Leaving out the pictures, retype all the material exactly.

--------

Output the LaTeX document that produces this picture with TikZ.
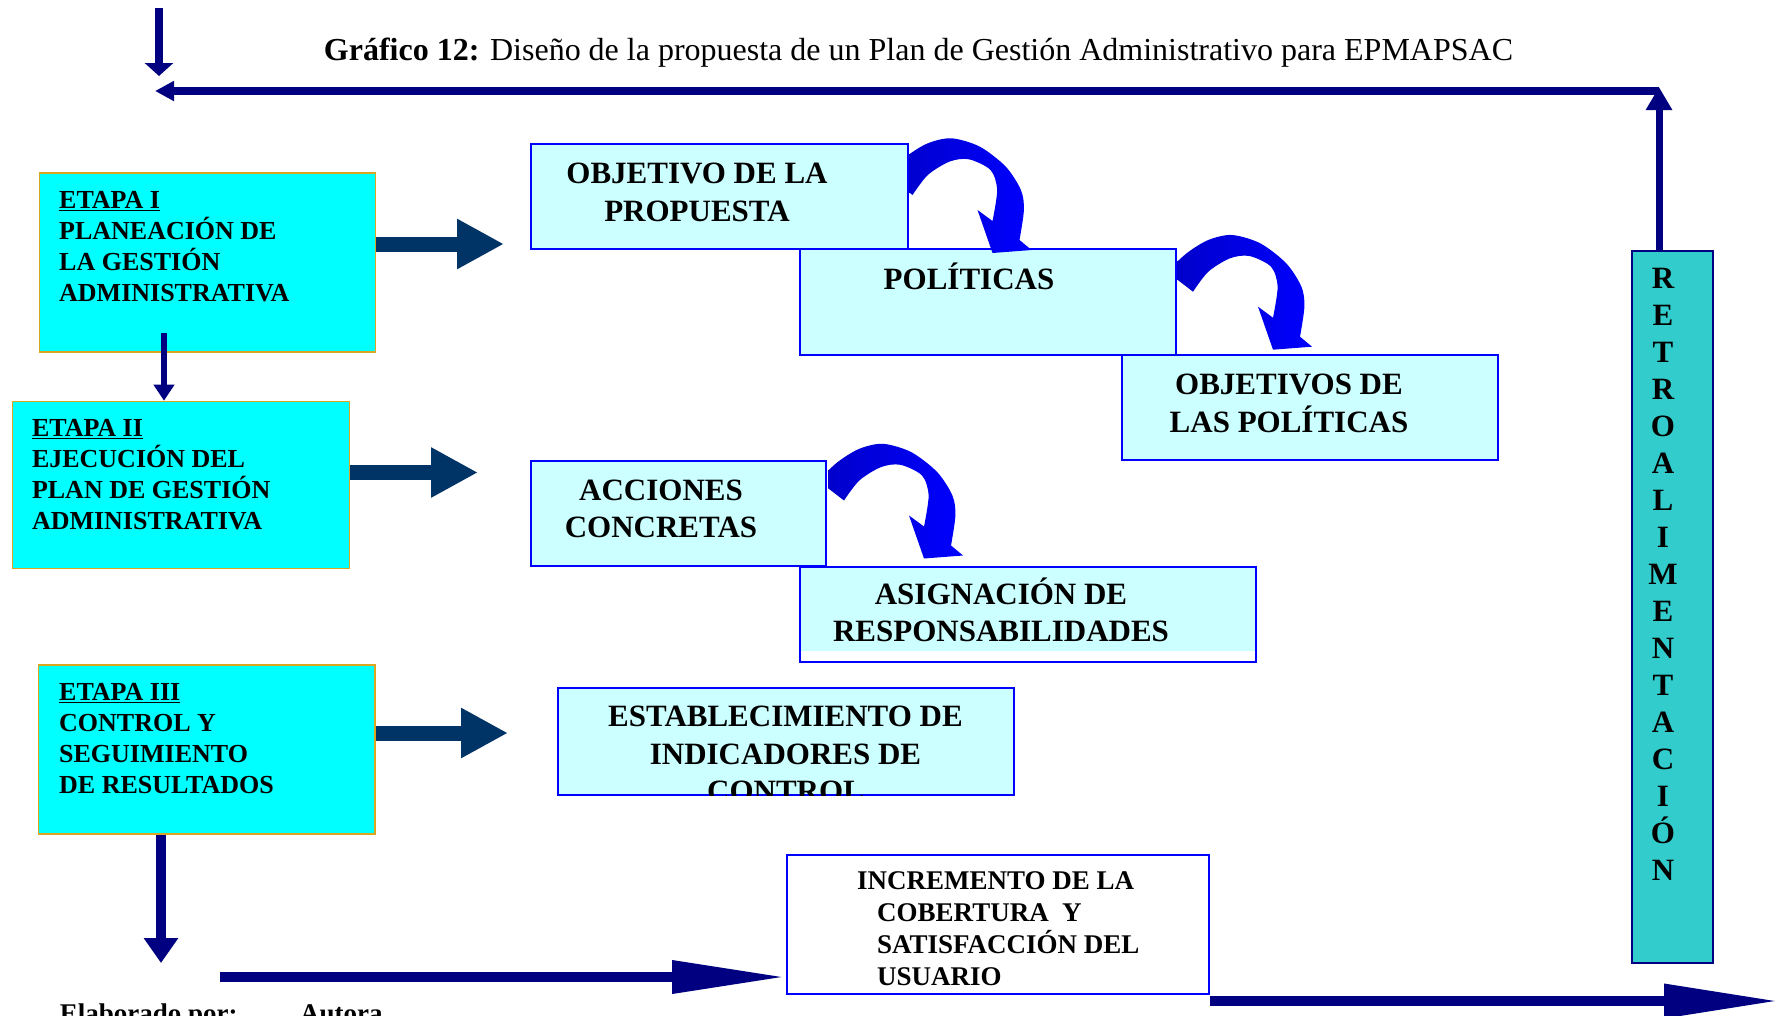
\documentclass[tikz,border=0pt]{standalone}
\usepackage{fontspec}
\setmainfont{Liberation Serif}
\usetikzlibrary{arrows.meta}

\definecolor{celeste}{RGB}{0,255,255}
\definecolor{cielo}{RGB}{204,255,255}
\definecolor{turquesa}{RGB}{51,204,204}
\definecolor{dorado}{RGB}{218,165,32}
\definecolor{marino}{RGB}{0,0,128}
\definecolor{azulosc}{RGB}{0,51,102}
\definecolor{azulcurva}{RGB}{0,0,200}

\tikzset{
  etapa/.style={draw=dorado, fill=celeste, line width=1.5pt, anchor=north west, inner sep=0pt},
  caja/.style={draw=blue, fill=cielo, line width=2pt, anchor=north west, inner sep=0pt},
  txtetapa/.style={anchor=north west, align=left, inner sep=0pt, font=\fontsize{26}{31}\selectfont\bfseries},
  txtcaja/.style={align=center, inner sep=0pt, font=\fontsize{31}{37.4}\selectfont\bfseries},
  bloque/.style={azulosc, line width=15pt, -{Triangle[length=47pt,width=47pt]}},
  flechacurva/.pic={
    \shade[left color=azulcurva, right color=blue]
      plot[smooth] coordinates {(0,0) (19.6,-18.4) (41.3,-31.7) (65,-36.7) (93.2,-28.4) (119.2,-8.4) (134.4,15) (137.4,35) (133,65)}
      -- (145,75) -- (106,78) -- (91,35)
      -- plot[smooth] coordinates {(106,46) (110.6,15) (104,-5) (82.4,-15.7) (63,-13.4) (41.3,0) (26,20)}
      -- cycle;
  },
}

\begin{document}
\begin{tikzpicture}[x=1pt,y=-1pt]
    \useasboundingbox (0,0) rectangle (1779,1015);
    \clip (0,0) rectangle (1779,1015);
    \fill[white] (0,0) rectangle (1779,1015);

    \node[font=\fontsize{32}{38}\selectfont] (titulo) at (918.5,53) {\textbf{Gráfico 12:} Diseño de la propuesta de un Plan de Gestión Administrativo para EPMAPSAC};

    % etapas
    \node[etapa, minimum width=336pt, minimum height=179pt] (etapa1) at (38.6,172) {};
    \node[etapa, minimum width=337pt, minimum height=167pt] (etapa2) at (11.8,400.7) {};
    \node[etapa, minimum width=336.5pt, minimum height=169pt] (etapa3) at (37.5,664) {};
    \node[txtetapa] (texto1) at (59,191) {\underline{ETAPA I}\\PLANEACIÓN DE\\LA GESTIÓN\\ADMINISTRATIVA};
    \node[txtetapa] (texto2) at (31.8,419) {\underline{ETAPA II}\\EJECUCIÓN DEL\\PLAN DE GESTIÓN\\ADMINISTRATIVA};
    \node[txtetapa] (texto3) at (59,683) {\underline{ETAPA III}\\CONTROL Y\\SEGUIMIENTO\\DE RESULTADOS};

    % cajas
    \node[caja, minimum width=377pt, minimum height=105pt] (objetivo) at (529.6,143.3) {};
    \node[caja, minimum width=376pt, minimum height=106pt] (politicas) at (798.5,248.3) {};
    \node[caja, minimum width=376pt, minimum height=105pt] (objpol) at (1120.8,354) {};
    \node[caja, minimum width=295.4pt, minimum height=105pt] (acciones) at (529.6,460) {};
    \node[caja, fill=white, minimum width=456.5pt, minimum height=95.3pt,
      path picture={\fill[cielo] (path picture bounding box.north west) rectangle ([yshift=11pt]path picture bounding box.south east);}] (asignacion) at (798.5,565.7) {};
    \node[caja, minimum width=456pt, minimum height=107pt] (establec) at (556.6,687.3) {};
    \node[caja, fill=white, minimum width=422pt, minimum height=139pt] (incremento) at (786,854) {};
    \node[draw=marino, fill=turquesa, line width=2pt, anchor=north west, inner sep=0pt,
      minimum width=81pt, minimum height=712pt] (retro) at (1630.7,249.6) {};

    \node[txtcaja] (tobjetivo) at (697,192.3) {OBJETIVO DE LA\\PROPUESTA};
    \node[txtcaja] (tpoliticas) at (969,276) {POLÍTICAS};
    \node[txtcaja] (tobjpol) at (1289,403.3) {OBJETIVOS DE\\LAS POLÍTICAS};
    \node[txtcaja] (tacciones) at (661,508.8) {ACCIONES\\CONCRETAS};
    \node[txtcaja] (tasignacion) at (1001,609.8) {ASIGNACIÓN DE\\RESPONSABILIDADES};
    \begin{scope}
      \clip ([shift={(1,1)}]establec.north west) rectangle ([shift={(-1,-1)}]establec.south east);
      \node[txtcaja] (testablec) at (785.5,753.9) {ESTABLECIMIENTO DE\\INDICADORES DE\\CONTROL};
    \end{scope}
    \node[txtetapa, font=\fontsize{27}{31.8}\selectfont\bfseries] (tincremento) at (877,871.6)
      {\hspace*{-20pt}INCREMENTO DE LA\\COBERTURA\ \ Y\\SATISFACCIÓN DEL\\USUARIO};
    \node[txtcaja, anchor=north, font=\fontsize{31}{37}\selectfont\bfseries] (tretro) at (1663,267.7)
      {R\\E\\T\\R\\O\\A\\L\\I\\M\\E\\N\\T\\A\\C\\I\\Ó\\N};

    % flechas curvas
    \begin{scope}
      \clip ([xshift=1pt]objetivo.east |- 0,0) rectangle (1779,1015);
      \pic at (886.5,175) {flechacurva};
    \end{scope}
    \begin{scope}
      \clip ([xshift=1pt]politicas.east |- 0,0) rectangle (1779,1015);
      \pic at (1167,271.7) {flechacurva};
    \end{scope}
    \begin{scope}
      \clip ([xshift=1pt]acciones.east |- 0,0) rectangle (1779,1015);
      \pic at (818,480.5) {flechacurva};
    \end{scope}

    % flechas de bloque
    \coordinate (p1) at (504,244);
    \coordinate (p2) at (478,472.5);
    \coordinate (p3) at (508,733);
    \draw[bloque] (etapa1.east |- p1) -- (p1);
    \draw[bloque] (etapa2.east |- p2) -- (p2);
    \draw[bloque] (etapa3.east |- p3) -- (p3);

    % retroalimentacion
    \coordinate (entrada) at (159,8);
    \coordinate (llegada) at (159,76);
    \coordinate (esquina) at (1659,91);
    \coordinate (retorno) at (155,91);
    \draw[marino, line width=8pt, -{Triangle[length=13pt,width=28pt]}] (entrada) -- (llegada);
    \draw[marino, line width=7pt, -{Triangle[length=23pt,width=25pt]}] (retro.north -| esquina) -- ([yshift=4pt]esquina);
    \draw[marino, line width=8pt, -{Triangle[length=19pt,width=19pt]}] (esquina) -- (retorno);

    % flechas entre etapas
    \coordinate (baja1) at (164,333);
    \coordinate (baja3) at (161,963);
    \draw[marino, line width=6pt, -{Triangle[length=16pt,width=20pt]}] (baja1) -- (baja1 |- etapa2.north);
    \draw[marino, line width=10pt, -{Triangle[length=25pt,width=33pt]}] (etapa3.south -| baja3) -- (baja3);

    \coordinate (salida) at (219.6,977);
    \coordinate (final) at (1779,1001);
    \draw[marino, line width=10pt, -{Triangle[length=114pt,width=31pt]}] (salida) -- (incremento.west |- salida);
    \draw[marino, line width=10pt, -{Triangle[length=115pt,width=32pt]}] (incremento.east |- final) -- (final);

    \node[anchor=north west, inner sep=0pt, font=\fontsize{27}{32}\selectfont\bfseries] (elaborado) at (59.6,1004) {Elaborado por:};
    \node[anchor=north west, inner sep=0pt, font=\fontsize{27}{32}\selectfont\bfseries] (autora) at (300,1004) {Autora};
\end{tikzpicture}
\end{document}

--------

> _CORRECT RESULT_:
Output the LaTeX document that produces this picture with TikZ.
\documentclass[tikz,border=0pt]{standalone}
\usepackage{fontspec}
\setmainfont{Liberation Serif}
\usetikzlibrary{arrows.meta}

\definecolor{celeste}{RGB}{0,255,255}
\definecolor{cielo}{RGB}{204,255,255}
\definecolor{turquesa}{RGB}{51,204,204}
\definecolor{dorado}{RGB}{218,165,32}
\definecolor{marino}{RGB}{0,0,128}
\definecolor{azulosc}{RGB}{0,51,102}
\definecolor{azulcurva}{RGB}{0,0,200}

\tikzset{
  etapa/.style={draw=dorado, fill=celeste, line width=1.5pt, anchor=north west, inner sep=0pt},
  caja/.style={draw=blue, fill=cielo, line width=2pt, anchor=north west, inner sep=0pt},
  txtetapa/.style={anchor=north west, align=left, inner sep=0pt, font=\fontsize{26}{31}\selectfont\bfseries},
  txtcaja/.style={align=center, inner sep=0pt, font=\fontsize{31}{37.4}\selectfont\bfseries},
  bloque/.style={azulosc, line width=15pt, -{Triangle[length=47pt,width=47pt]}},
  flechacurva/.pic={
    \shade[left color=azulcurva, right color=blue]
      plot[smooth] coordinates {(0,0) (19.6,-18.4) (41.3,-31.7) (65,-36.7) (93.2,-28.4) (119.2,-8.4) (134.4,15) (137.4,35) (133,65)}
      -- (145,75) -- (106,78) -- (91,35)
      -- plot[smooth] coordinates {(106,46) (110.6,15) (104,-5) (82.4,-15.7) (63,-13.4) (41.3,0) (26,20)}
      -- cycle;
  },
}

\begin{document}
\begin{tikzpicture}[x=1pt,y=-1pt]
    \useasboundingbox (0,0) rectangle (1779,1015);
    \clip (0,0) rectangle (1779,1015);
    \fill[white] (0,0) rectangle (1779,1015);

    \node[font=\fontsize{32}{38}\selectfont] (titulo) at (918.5,53) {\textbf{Gráfico 12:} Diseño de la propuesta de un Plan de Gestión Administrativo para EPMAPSAC};

    % etapas
    \node[etapa, minimum width=336pt, minimum height=179pt] (etapa1) at (38.6,172) {};
    \node[etapa, minimum width=337pt, minimum height=167pt] (etapa2) at (11.8,400.7) {};
    \node[etapa, minimum width=336.5pt, minimum height=169pt] (etapa3) at (37.5,664) {};
    \node[txtetapa] (texto1) at (59,191) {\underline{ETAPA I}\\PLANEACIÓN DE\\LA GESTIÓN\\ADMINISTRATIVA};
    \node[txtetapa] (texto2) at (31.8,419) {\underline{ETAPA II}\\EJECUCIÓN DEL\\PLAN DE GESTIÓN\\ADMINISTRATIVA};
    \node[txtetapa] (texto3) at (59,683) {\underline{ETAPA III}\\CONTROL Y\\SEGUIMIENTO\\DE RESULTADOS};

    % cajas
    \node[caja, minimum width=377pt, minimum height=105pt] (objetivo) at (529.6,143.3) {};
    \node[caja, minimum width=376pt, minimum height=106pt] (politicas) at (798.5,248.3) {};
    \node[caja, minimum width=376pt, minimum height=105pt] (objpol) at (1120.8,354) {};
    \node[caja, minimum width=295.4pt, minimum height=105pt] (acciones) at (529.6,460) {};
    \node[caja, fill=white, minimum width=456.5pt, minimum height=95.3pt,
      path picture={\fill[cielo] (path picture bounding box.north west) rectangle ([yshift=11pt]path picture bounding box.south east);}] (asignacion) at (798.5,565.7) {};
    \node[caja, minimum width=456pt, minimum height=107pt] (establec) at (556.6,687.3) {};
    \node[caja, fill=white, minimum width=422pt, minimum height=139pt] (incremento) at (786,854) {};
    \node[draw=marino, fill=turquesa, line width=2pt, anchor=north west, inner sep=0pt,
      minimum width=81pt, minimum height=712pt] (retro) at (1630.7,249.6) {};

    \node[txtcaja] (tobjetivo) at (697,192.3) {OBJETIVO DE LA\\PROPUESTA};
    \node[txtcaja] (tpoliticas) at (969,276) {POLÍTICAS};
    \node[txtcaja] (tobjpol) at (1289,403.3) {OBJETIVOS DE\\LAS POLÍTICAS};
    \node[txtcaja] (tacciones) at (661,508.8) {ACCIONES\\CONCRETAS};
    \node[txtcaja] (tasignacion) at (1001,609.8) {ASIGNACIÓN DE\\RESPONSABILIDADES};
    \begin{scope}
      \clip ([shift={(1,1)}]establec.north west) rectangle ([shift={(-1,-1)}]establec.south east);
      \node[txtcaja] (testablec) at (785.5,753.9) {ESTABLECIMIENTO DE\\INDICADORES DE\\CONTROL};
    \end{scope}
    \node[txtetapa, font=\fontsize{27}{31.8}\selectfont\bfseries] (tincremento) at (877,871.6)
      {\hspace*{-20pt}INCREMENTO DE LA\\COBERTURA\ \ Y\\SATISFACCIÓN DEL\\USUARIO};
    \node[txtcaja, anchor=north, font=\fontsize{31}{37}\selectfont\bfseries] (tretro) at (1663,267.7)
      {R\\E\\T\\R\\O\\A\\L\\I\\M\\E\\N\\T\\A\\C\\I\\Ó\\N};

    % flechas curvas
    \begin{scope}
      \clip ([xshift=1pt]objetivo.east |- 0,0) rectangle (1779,1015);
      \pic at (886.5,175) {flechacurva};
    \end{scope}
    \begin{scope}
      \clip ([xshift=1pt]politicas.east |- 0,0) rectangle (1779,1015);
      \pic at (1167,271.7) {flechacurva};
    \end{scope}
    \begin{scope}
      \clip ([xshift=1pt]acciones.east |- 0,0) rectangle (1779,1015);
      \pic at (818,480.5) {flechacurva};
    \end{scope}

    % flechas de bloque
    \coordinate (p1) at (504,244);
    \coordinate (p2) at (478,472.5);
    \coordinate (p3) at (508,733);
    \draw[bloque] (etapa1.east |- p1) -- (p1);
    \draw[bloque] (etapa2.east |- p2) -- (p2);
    \draw[bloque] (etapa3.east |- p3) -- (p3);

    % retroalimentacion
    \coordinate (entrada) at (159,8);
    \coordinate (llegada) at (159,76);
    \coordinate (esquina) at (1659,91);
    \coordinate (retorno) at (155,91);
    \draw[marino, line width=8pt, -{Triangle[length=13pt,width=28pt]}] (entrada) -- (llegada);
    \draw[marino, line width=7pt, -{Triangle[length=23pt,width=25pt]}] (retro.north -| esquina) -- ([yshift=4pt]esquina);
    \draw[marino, line width=8pt, -{Triangle[length=19pt,width=19pt]}] (esquina) -- (retorno);

    % flechas entre etapas
    \coordinate (baja1) at (164,333);
    \coordinate (baja3) at (161,963);
    \draw[marino, line width=6pt, -{Triangle[length=16pt,width=20pt]}] (baja1) -- (baja1 |- etapa2.north);
    \draw[marino, line width=10pt, -{Triangle[length=25pt,width=33pt]}] (etapa3.south -| baja3) -- (baja3);

    \coordinate (salida) at (219.6,977);
    \coordinate (final) at (1779,1001);
    \draw[marino, line width=10pt, -{Triangle[length=114pt,width=31pt]}] (salida) -- (incremento.west |- salida);
    \draw[marino, line width=10pt, -{Triangle[length=115pt,width=32pt]}] (incremento.east |- final) -- (final);

    \node[anchor=north west, inner sep=0pt, font=\fontsize{27}{32}\selectfont\bfseries] (elaborado) at (59.6,1004) {Elaborado por:};
    \node[anchor=north west, inner sep=0pt, font=\fontsize{27}{32}\selectfont\bfseries] (autora) at (300,1004) {Autora};
\end{tikzpicture}
\end{document}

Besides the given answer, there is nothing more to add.